Objective:
Reproduce the records below in full and without edits, omitting images.

>> BEGIN

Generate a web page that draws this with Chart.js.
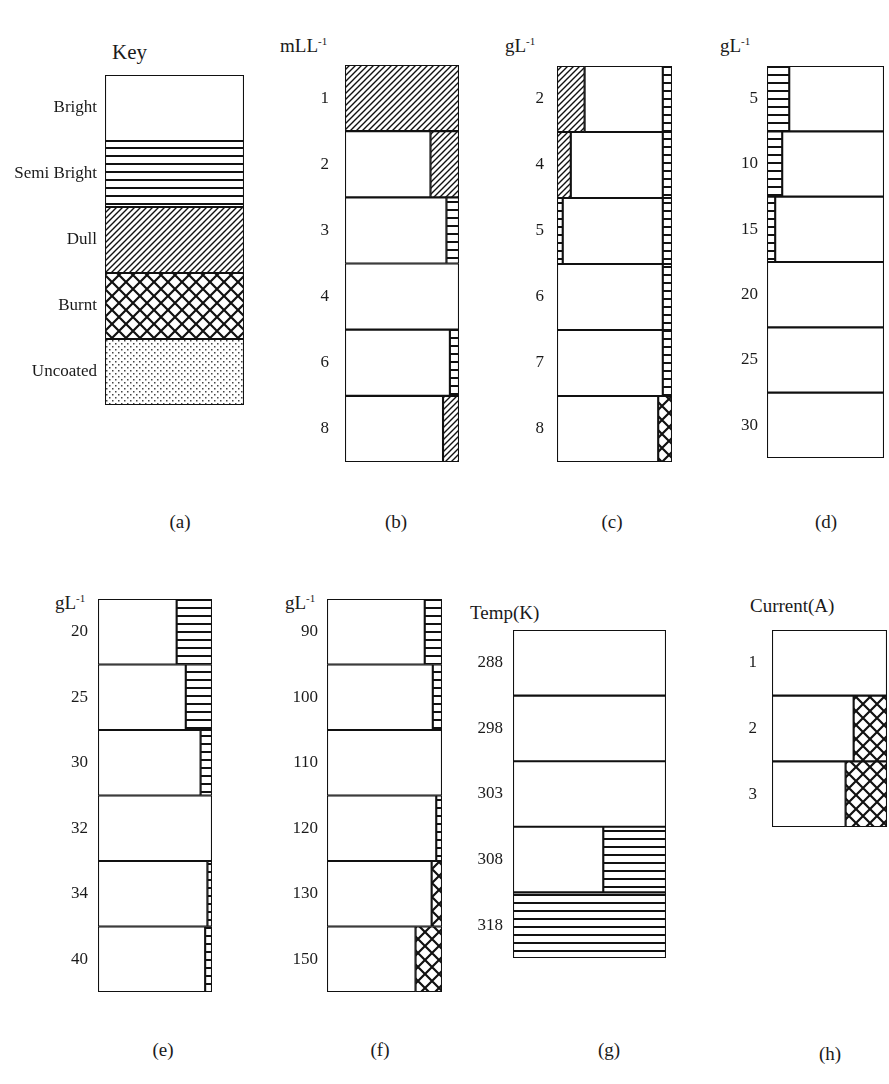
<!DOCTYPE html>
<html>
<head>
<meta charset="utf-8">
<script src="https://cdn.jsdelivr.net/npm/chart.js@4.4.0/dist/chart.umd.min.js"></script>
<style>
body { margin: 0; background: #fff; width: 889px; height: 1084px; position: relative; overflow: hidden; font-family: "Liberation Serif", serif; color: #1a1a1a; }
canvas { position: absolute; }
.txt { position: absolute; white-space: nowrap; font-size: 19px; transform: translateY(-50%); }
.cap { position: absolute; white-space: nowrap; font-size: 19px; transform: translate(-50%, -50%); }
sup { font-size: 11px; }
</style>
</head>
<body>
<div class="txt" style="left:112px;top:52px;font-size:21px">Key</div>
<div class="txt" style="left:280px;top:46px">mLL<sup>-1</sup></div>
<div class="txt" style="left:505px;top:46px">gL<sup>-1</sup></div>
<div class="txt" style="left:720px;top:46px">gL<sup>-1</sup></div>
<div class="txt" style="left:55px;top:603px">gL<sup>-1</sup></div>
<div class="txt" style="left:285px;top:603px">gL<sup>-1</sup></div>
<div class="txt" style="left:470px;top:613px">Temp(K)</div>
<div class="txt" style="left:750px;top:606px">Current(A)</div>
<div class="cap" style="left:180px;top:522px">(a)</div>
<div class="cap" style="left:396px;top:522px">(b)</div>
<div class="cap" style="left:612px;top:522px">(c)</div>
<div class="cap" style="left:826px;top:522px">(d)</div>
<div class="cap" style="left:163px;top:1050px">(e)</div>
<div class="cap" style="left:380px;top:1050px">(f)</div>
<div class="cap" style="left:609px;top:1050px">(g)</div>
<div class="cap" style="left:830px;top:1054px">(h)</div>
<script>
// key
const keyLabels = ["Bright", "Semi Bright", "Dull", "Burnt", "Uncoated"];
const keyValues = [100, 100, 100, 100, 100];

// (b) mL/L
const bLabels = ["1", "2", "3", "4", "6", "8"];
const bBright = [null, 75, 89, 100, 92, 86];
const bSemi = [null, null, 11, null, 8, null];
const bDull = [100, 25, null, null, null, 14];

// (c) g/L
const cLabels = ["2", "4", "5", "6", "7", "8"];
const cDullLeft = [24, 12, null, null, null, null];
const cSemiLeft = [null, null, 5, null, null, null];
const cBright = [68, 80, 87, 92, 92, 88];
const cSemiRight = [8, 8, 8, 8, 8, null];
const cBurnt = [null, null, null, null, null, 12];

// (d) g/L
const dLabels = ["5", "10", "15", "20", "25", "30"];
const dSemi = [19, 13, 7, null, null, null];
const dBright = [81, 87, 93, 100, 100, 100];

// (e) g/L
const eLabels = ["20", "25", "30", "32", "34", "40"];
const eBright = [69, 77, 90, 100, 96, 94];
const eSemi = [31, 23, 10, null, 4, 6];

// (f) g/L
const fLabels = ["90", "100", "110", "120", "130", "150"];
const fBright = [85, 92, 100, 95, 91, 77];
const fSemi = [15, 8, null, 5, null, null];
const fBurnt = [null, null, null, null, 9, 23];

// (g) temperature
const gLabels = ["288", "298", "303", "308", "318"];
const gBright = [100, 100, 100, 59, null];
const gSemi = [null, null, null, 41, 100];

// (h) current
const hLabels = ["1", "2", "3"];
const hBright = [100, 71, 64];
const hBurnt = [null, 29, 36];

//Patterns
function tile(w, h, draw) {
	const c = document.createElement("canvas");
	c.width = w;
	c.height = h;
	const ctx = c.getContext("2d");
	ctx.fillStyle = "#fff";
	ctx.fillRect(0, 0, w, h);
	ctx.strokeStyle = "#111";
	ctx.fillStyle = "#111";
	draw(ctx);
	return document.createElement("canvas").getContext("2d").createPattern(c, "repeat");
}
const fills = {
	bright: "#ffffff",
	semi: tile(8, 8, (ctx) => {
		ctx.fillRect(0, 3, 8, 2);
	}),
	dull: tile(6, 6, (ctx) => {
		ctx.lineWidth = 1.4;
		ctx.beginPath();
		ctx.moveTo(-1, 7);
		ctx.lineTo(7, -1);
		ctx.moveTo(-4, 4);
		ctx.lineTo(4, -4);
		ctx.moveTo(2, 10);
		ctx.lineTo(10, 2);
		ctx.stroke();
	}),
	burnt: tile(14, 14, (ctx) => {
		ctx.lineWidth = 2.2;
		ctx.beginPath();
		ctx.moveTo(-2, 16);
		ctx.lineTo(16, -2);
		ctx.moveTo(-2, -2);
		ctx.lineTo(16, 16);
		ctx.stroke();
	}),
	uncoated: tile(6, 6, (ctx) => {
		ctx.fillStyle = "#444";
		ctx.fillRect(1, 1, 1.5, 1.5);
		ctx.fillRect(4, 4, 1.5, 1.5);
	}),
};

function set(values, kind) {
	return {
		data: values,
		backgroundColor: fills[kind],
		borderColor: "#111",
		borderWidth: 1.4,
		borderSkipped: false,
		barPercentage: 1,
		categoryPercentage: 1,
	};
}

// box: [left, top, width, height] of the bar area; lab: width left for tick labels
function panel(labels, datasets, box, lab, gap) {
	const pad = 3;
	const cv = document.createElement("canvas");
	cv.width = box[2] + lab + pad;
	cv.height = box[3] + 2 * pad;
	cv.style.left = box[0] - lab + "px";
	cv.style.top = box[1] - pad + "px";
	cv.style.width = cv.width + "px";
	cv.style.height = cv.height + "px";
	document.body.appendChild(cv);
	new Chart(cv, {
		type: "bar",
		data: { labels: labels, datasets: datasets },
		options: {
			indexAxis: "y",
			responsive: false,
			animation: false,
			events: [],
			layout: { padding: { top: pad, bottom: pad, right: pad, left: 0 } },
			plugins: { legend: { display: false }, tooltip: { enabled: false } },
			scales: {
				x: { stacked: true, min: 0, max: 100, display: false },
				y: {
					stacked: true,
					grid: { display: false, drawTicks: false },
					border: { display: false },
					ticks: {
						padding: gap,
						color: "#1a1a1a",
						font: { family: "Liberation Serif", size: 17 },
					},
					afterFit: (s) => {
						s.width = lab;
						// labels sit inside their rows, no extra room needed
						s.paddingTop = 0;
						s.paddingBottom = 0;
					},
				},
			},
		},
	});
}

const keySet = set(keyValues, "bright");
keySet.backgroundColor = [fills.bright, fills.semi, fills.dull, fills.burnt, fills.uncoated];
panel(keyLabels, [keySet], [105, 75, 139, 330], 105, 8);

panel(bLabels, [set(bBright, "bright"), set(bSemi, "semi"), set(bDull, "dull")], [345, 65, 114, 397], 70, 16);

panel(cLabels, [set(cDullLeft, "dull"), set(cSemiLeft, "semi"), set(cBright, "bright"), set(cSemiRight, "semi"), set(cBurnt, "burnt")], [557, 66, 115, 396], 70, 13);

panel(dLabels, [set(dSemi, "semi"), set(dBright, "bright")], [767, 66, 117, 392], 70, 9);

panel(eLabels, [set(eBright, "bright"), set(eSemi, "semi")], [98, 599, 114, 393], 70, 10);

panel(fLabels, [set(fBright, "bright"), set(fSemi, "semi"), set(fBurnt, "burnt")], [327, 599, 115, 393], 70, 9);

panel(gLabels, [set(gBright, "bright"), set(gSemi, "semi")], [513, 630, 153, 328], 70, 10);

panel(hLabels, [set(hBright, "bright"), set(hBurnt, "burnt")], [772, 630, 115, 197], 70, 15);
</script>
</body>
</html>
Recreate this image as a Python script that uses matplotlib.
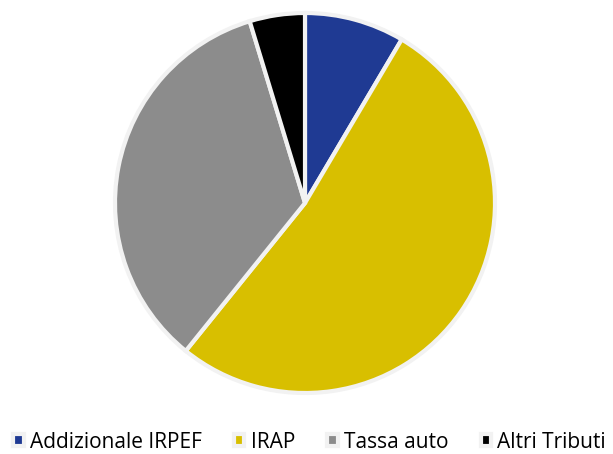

>> END

The completed task:
Generate a web page that draws this with Chart.js.
<!DOCTYPE html>
<html>
<head>
<meta charset="utf-8">
<script src="https://cdn.jsdelivr.net/npm/chart.js@4.4.0/dist/chart.umd.min.js"></script>
<style>
body { margin: 0; background: #fff; width: 889px; height: 1084px; position: relative; overflow: hidden; font-family: "Liberation Serif", serif; color: #1a1a1a; }
canvas { position: absolute; }
.txt { position: absolute; white-space: nowrap; font-size: 19px; transform: translateY(-50%); }
.cap { position: absolute; white-space: nowrap; font-size: 19px; transform: translate(-50%, -50%); }
sup { font-size: 11px; }
</style>
</head>
<body>
<div class="txt" style="left:112px;top:52px;font-size:21px">Key</div>
<div class="txt" style="left:280px;top:46px">mLL<sup>-1</sup></div>
<div class="txt" style="left:505px;top:46px">gL<sup>-1</sup></div>
<div class="txt" style="left:720px;top:46px">gL<sup>-1</sup></div>
<div class="txt" style="left:55px;top:603px">gL<sup>-1</sup></div>
<div class="txt" style="left:285px;top:603px">gL<sup>-1</sup></div>
<div class="txt" style="left:470px;top:613px">Temp(K)</div>
<div class="txt" style="left:750px;top:606px">Current(A)</div>
<div class="cap" style="left:180px;top:522px">(a)</div>
<div class="cap" style="left:396px;top:522px">(b)</div>
<div class="cap" style="left:612px;top:522px">(c)</div>
<div class="cap" style="left:826px;top:522px">(d)</div>
<div class="cap" style="left:163px;top:1050px">(e)</div>
<div class="cap" style="left:380px;top:1050px">(f)</div>
<div class="cap" style="left:609px;top:1050px">(g)</div>
<div class="cap" style="left:830px;top:1054px">(h)</div>
<script>
// key
const keyLabels = ["Bright", "Semi Bright", "Dull", "Burnt", "Uncoated"];
const keyValues = [100, 100, 100, 100, 100];

// (b) mL/L
const bLabels = ["1", "2", "3", "4", "6", "8"];
const bBright = [null, 75, 89, 100, 92, 86];
const bSemi = [null, null, 11, null, 8, null];
const bDull = [100, 25, null, null, null, 14];

// (c) g/L
const cLabels = ["2", "4", "5", "6", "7", "8"];
const cDullLeft = [24, 12, null, null, null, null];
const cSemiLeft = [null, null, 5, null, null, null];
const cBright = [68, 80, 87, 92, 92, 88];
const cSemiRight = [8, 8, 8, 8, 8, null];
const cBurnt = [null, null, null, null, null, 12];

// (d) g/L
const dLabels = ["5", "10", "15", "20", "25", "30"];
const dSemi = [19, 13, 7, null, null, null];
const dBright = [81, 87, 93, 100, 100, 100];

// (e) g/L
const eLabels = ["20", "25", "30", "32", "34", "40"];
const eBright = [69, 77, 90, 100, 96, 94];
const eSemi = [31, 23, 10, null, 4, 6];

// (f) g/L
const fLabels = ["90", "100", "110", "120", "130", "150"];
const fBright = [85, 92, 100, 95, 91, 77];
const fSemi = [15, 8, null, 5, null, null];
const fBurnt = [null, null, null, null, 9, 23];

// (g) temperature
const gLabels = ["288", "298", "303", "308", "318"];
const gBright = [100, 100, 100, 59, null];
const gSemi = [null, null, null, 41, 100];

// (h) current
const hLabels = ["1", "2", "3"];
const hBright = [100, 71, 64];
const hBurnt = [null, 29, 36];

//Patterns
function tile(w, h, draw) {
	const c = document.createElement("canvas");
	c.width = w;
	c.height = h;
	const ctx = c.getContext("2d");
	ctx.fillStyle = "#fff";
	ctx.fillRect(0, 0, w, h);
	ctx.strokeStyle = "#111";
	ctx.fillStyle = "#111";
	draw(ctx);
	return document.createElement("canvas").getContext("2d").createPattern(c, "repeat");
}
const fills = {
	bright: "#ffffff",
	semi: tile(8, 8, (ctx) => {
		ctx.fillRect(0, 3, 8, 2);
	}),
	dull: tile(6, 6, (ctx) => {
		ctx.lineWidth = 1.4;
		ctx.beginPath();
		ctx.moveTo(-1, 7);
		ctx.lineTo(7, -1);
		ctx.moveTo(-4, 4);
		ctx.lineTo(4, -4);
		ctx.moveTo(2, 10);
		ctx.lineTo(10, 2);
		ctx.stroke();
	}),
	burnt: tile(14, 14, (ctx) => {
		ctx.lineWidth = 2.2;
		ctx.beginPath();
		ctx.moveTo(-2, 16);
		ctx.lineTo(16, -2);
		ctx.moveTo(-2, -2);
		ctx.lineTo(16, 16);
		ctx.stroke();
	}),
	uncoated: tile(6, 6, (ctx) => {
		ctx.fillStyle = "#444";
		ctx.fillRect(1, 1, 1.5, 1.5);
		ctx.fillRect(4, 4, 1.5, 1.5);
	}),
};

function set(values, kind) {
	return {
		data: values,
		backgroundColor: fills[kind],
		borderColor: "#111",
		borderWidth: 1.4,
		borderSkipped: false,
		barPercentage: 1,
		categoryPercentage: 1,
	};
}

// box: [left, top, width, height] of the bar area; lab: width left for tick labels
function panel(labels, datasets, box, lab, gap) {
	const pad = 3;
	const cv = document.createElement("canvas");
	cv.width = box[2] + lab + pad;
	cv.height = box[3] + 2 * pad;
	cv.style.left = box[0] - lab + "px";
	cv.style.top = box[1] - pad + "px";
	cv.style.width = cv.width + "px";
	cv.style.height = cv.height + "px";
	document.body.appendChild(cv);
	new Chart(cv, {
		type: "bar",
		data: { labels: labels, datasets: datasets },
		options: {
			indexAxis: "y",
			responsive: false,
			animation: false,
			events: [],
			layout: { padding: { top: pad, bottom: pad, right: pad, left: 0 } },
			plugins: { legend: { display: false }, tooltip: { enabled: false } },
			scales: {
				x: { stacked: true, min: 0, max: 100, display: false },
				y: {
					stacked: true,
					grid: { display: false, drawTicks: false },
					border: { display: false },
					ticks: {
						padding: gap,
						color: "#1a1a1a",
						font: { family: "Liberation Serif", size: 17 },
					},
					afterFit: (s) => {
						s.width = lab;
						// labels sit inside their rows, no extra room needed
						s.paddingTop = 0;
						s.paddingBottom = 0;
					},
				},
			},
		},
	});
}

const keySet = set(keyValues, "bright");
keySet.backgroundColor = [fills.bright, fills.semi, fills.dull, fills.burnt, fills.uncoated];
panel(keyLabels, [keySet], [105, 75, 139, 330], 105, 8);

panel(bLabels, [set(bBright, "bright"), set(bSemi, "semi"), set(bDull, "dull")], [345, 65, 114, 397], 70, 16);

panel(cLabels, [set(cDullLeft, "dull"), set(cSemiLeft, "semi"), set(cBright, "bright"), set(cSemiRight, "semi"), set(cBurnt, "burnt")], [557, 66, 115, 396], 70, 13);

panel(dLabels, [set(dSemi, "semi"), set(dBright, "bright")], [767, 66, 117, 392], 70, 9);

panel(eLabels, [set(eBright, "bright"), set(eSemi, "semi")], [98, 599, 114, 393], 70, 10);

panel(fLabels, [set(fBright, "bright"), set(fSemi, "semi"), set(fBurnt, "burnt")], [327, 599, 115, 393], 70, 9);

panel(gLabels, [set(gBright, "bright"), set(gSemi, "semi")], [513, 630, 153, 328], 70, 10);

panel(hLabels, [set(hBright, "bright"), set(hBurnt, "burnt")], [772, 630, 115, 197], 70, 15);
</script>
</body>
</html>
Recreate this image as a Python script that uses matplotlib.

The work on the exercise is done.